## TASK DETAILS
In your copy, leave out the pictures; write out all the data exactly.

## TASK INPUT
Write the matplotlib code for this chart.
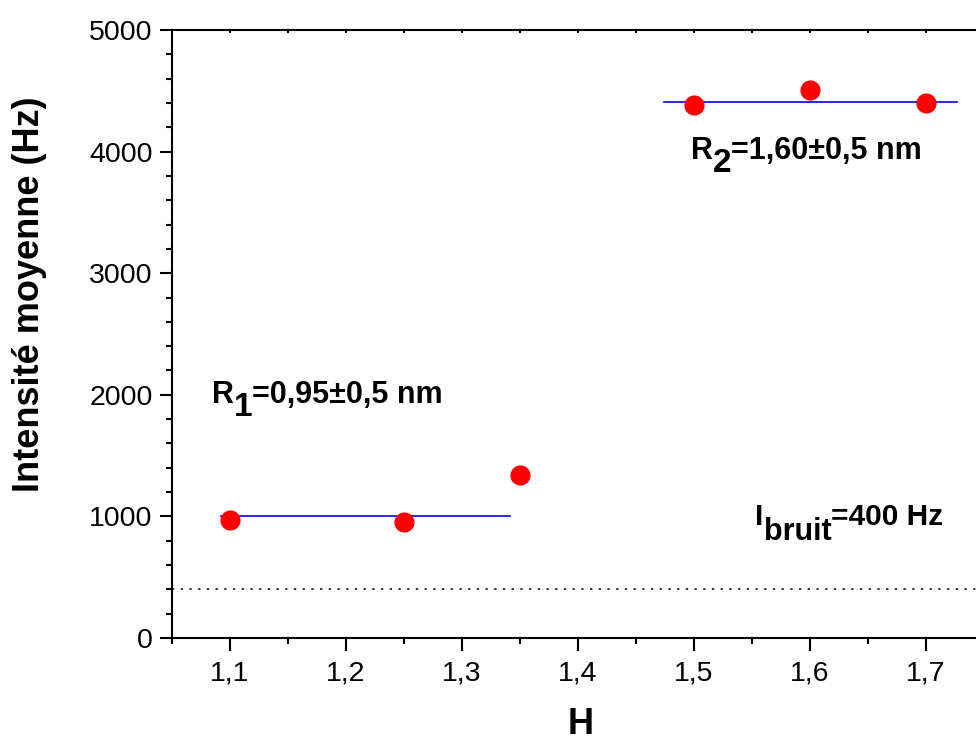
import matplotlib
matplotlib.use("Agg")
import matplotlib.pyplot as plt
from matplotlib.ticker import MultipleLocator, FuncFormatter

plt.rcParams['font.family'] = ['Liberation Sans', 'DejaVu Sans']

# data
H_values = [1.10, 1.25, 1.35, 1.50, 1.60, 1.70]
intensity = [970, 955, 1340, 4380, 4510, 4400]
fit1_x = [1.092, 1.341]
fit1_y = [1003, 1003]
fit2_x = [1.474, 1.727]
fit2_y = [4410, 4410]
noise_level = 400

fig = plt.figure(figsize=(9.76, 7.4), dpi=100)
ax = fig.add_axes([172/976, 102/740, 812/976, 608/740])

ax.axhline(noise_level, color='black', lw=1.1, linestyle=(0, (1.5, 4.2)), zorder=1)
ax.plot(fit1_x, fit1_y, color='#0000ff', lw=1.2, zorder=2)
ax.plot(fit2_x, fit2_y, color='#0000ff', lw=1.2, zorder=2)
ax.plot(H_values, intensity, 'o', color='#ff0000', markersize=14.5, markeredgewidth=0, zorder=3)

ax.set_xlim(1.05, 1.75)
ax.set_ylim(0, 5000)
ax.xaxis.set_major_locator(MultipleLocator(0.1))
ax.xaxis.set_minor_locator(MultipleLocator(0.05))
ax.yaxis.set_major_locator(MultipleLocator(1000))
ax.yaxis.set_minor_locator(MultipleLocator(200))
ax.xaxis.set_major_formatter(FuncFormatter(lambda v, p: f"{v:.1f}".replace('.', ',')))
ax.yaxis.set_major_formatter(FuncFormatter(lambda v, p: f"{int(round(v))}"))

for s in ax.spines.values():
    s.set_linewidth(1.5)

ax.tick_params(axis='both', which='major', direction='out', length=9, width=1.5,
               labelsize=20.5, pad=5)
ax.tick_params(axis='both', which='minor', direction='out', length=4.5, width=1.5)
ax.tick_params(axis='x', which='major', pad=7)
ax.tick_params(axis='x', which='both', top=True)
for t in ax.xaxis.get_major_ticks() + ax.xaxis.get_minor_ticks():
    t.tick2line.set_markersize(2.5)
    t.tick2line.set_marker(3)  # inward on top spine

ax.set_xlabel('H', fontsize=26, fontweight='bold')
ax.xaxis.set_label_coords(0.503, -0.113)
ax.set_ylabel('Intensité moyenne (Hz)', fontsize=26, fontweight='bold', va='center')
ax.yaxis.set_label_coords(-0.176, 0.566)

renderer = fig.canvas.get_renderer()


def rich_text(x, y, parts):
    """parts: list of (string, fontsize, drop_px)"""
    dx, dy = ax.transData.transform((x, y))
    inv = ax.transData.inverted()
    for s, size, drop in parts:
        px, py = inv.transform((dx, dy - drop))
        t = ax.text(px, py, s, fontsize=size, fontweight='bold', va='baseline', ha='left')
        bb = t.get_window_extent(renderer)
        dx = bb.x1


rich_text(1.497, 3939, [('R', 22, 0), ('2', 24, 13), ('=1,60±0,5 nm', 22, 0)])
rich_text(1.0845, 1932, [('R', 22, 0), ('1', 24, 13), ('=0,95±0,5 nm', 22, 0)])
rich_text(1.553, 929, [('I', 21.5, 0), ('bruit', 22, 15), ('=400 Hz', 21.5, 0)])

fig.savefig('out.png', dpi=100)
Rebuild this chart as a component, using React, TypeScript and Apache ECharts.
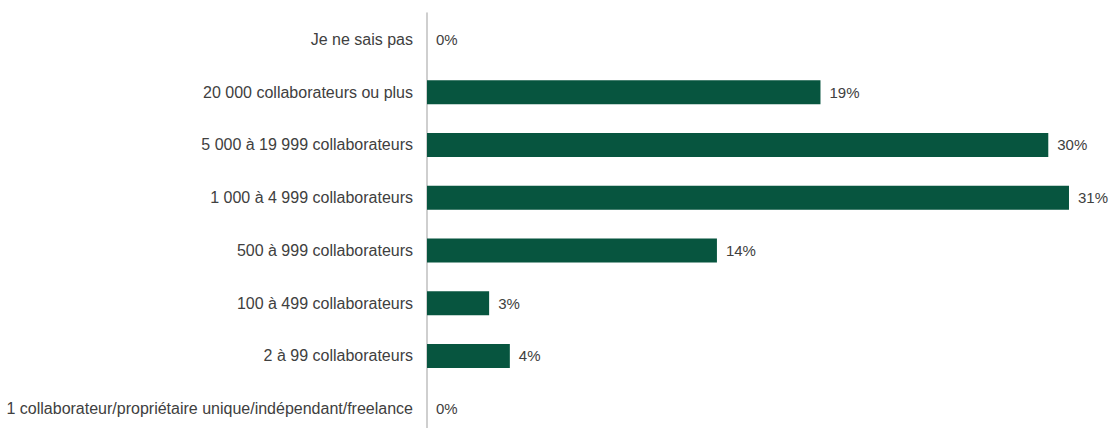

## RIGHT ANSWER
Write the matplotlib code for this chart.
import matplotlib
matplotlib.use("Agg")
import matplotlib.pyplot as plt
from matplotlib.ticker import MultipleLocator, FuncFormatter

plt.rcParams['font.family'] = ['Liberation Sans', 'DejaVu Sans']

# data
H_values = [1.10, 1.25, 1.35, 1.50, 1.60, 1.70]
intensity = [970, 955, 1340, 4380, 4510, 4400]
fit1_x = [1.092, 1.341]
fit1_y = [1003, 1003]
fit2_x = [1.474, 1.727]
fit2_y = [4410, 4410]
noise_level = 400

fig = plt.figure(figsize=(9.76, 7.4), dpi=100)
ax = fig.add_axes([172/976, 102/740, 812/976, 608/740])

ax.axhline(noise_level, color='black', lw=1.1, linestyle=(0, (1.5, 4.2)), zorder=1)
ax.plot(fit1_x, fit1_y, color='#0000ff', lw=1.2, zorder=2)
ax.plot(fit2_x, fit2_y, color='#0000ff', lw=1.2, zorder=2)
ax.plot(H_values, intensity, 'o', color='#ff0000', markersize=14.5, markeredgewidth=0, zorder=3)

ax.set_xlim(1.05, 1.75)
ax.set_ylim(0, 5000)
ax.xaxis.set_major_locator(MultipleLocator(0.1))
ax.xaxis.set_minor_locator(MultipleLocator(0.05))
ax.yaxis.set_major_locator(MultipleLocator(1000))
ax.yaxis.set_minor_locator(MultipleLocator(200))
ax.xaxis.set_major_formatter(FuncFormatter(lambda v, p: f"{v:.1f}".replace('.', ',')))
ax.yaxis.set_major_formatter(FuncFormatter(lambda v, p: f"{int(round(v))}"))

for s in ax.spines.values():
    s.set_linewidth(1.5)

ax.tick_params(axis='both', which='major', direction='out', length=9, width=1.5,
               labelsize=20.5, pad=5)
ax.tick_params(axis='both', which='minor', direction='out', length=4.5, width=1.5)
ax.tick_params(axis='x', which='major', pad=7)
ax.tick_params(axis='x', which='both', top=True)
for t in ax.xaxis.get_major_ticks() + ax.xaxis.get_minor_ticks():
    t.tick2line.set_markersize(2.5)
    t.tick2line.set_marker(3)  # inward on top spine

ax.set_xlabel('H', fontsize=26, fontweight='bold')
ax.xaxis.set_label_coords(0.503, -0.113)
ax.set_ylabel('Intensité moyenne (Hz)', fontsize=26, fontweight='bold', va='center')
ax.yaxis.set_label_coords(-0.176, 0.566)

renderer = fig.canvas.get_renderer()


def rich_text(x, y, parts):
    """parts: list of (string, fontsize, drop_px)"""
    dx, dy = ax.transData.transform((x, y))
    inv = ax.transData.inverted()
    for s, size, drop in parts:
        px, py = inv.transform((dx, dy - drop))
        t = ax.text(px, py, s, fontsize=size, fontweight='bold', va='baseline', ha='left')
        bb = t.get_window_extent(renderer)
        dx = bb.x1


rich_text(1.497, 3939, [('R', 22, 0), ('2', 24, 13), ('=1,60±0,5 nm', 22, 0)])
rich_text(1.0845, 1932, [('R', 22, 0), ('1', 24, 13), ('=0,95±0,5 nm', 22, 0)])
rich_text(1.553, 929, [('I', 21.5, 0), ('bruit', 22, 15), ('=400 Hz', 21.5, 0)])

fig.savefig('out.png', dpi=100)
Rebuild this chart as a component, using React, TypeScript and Apache ECharts.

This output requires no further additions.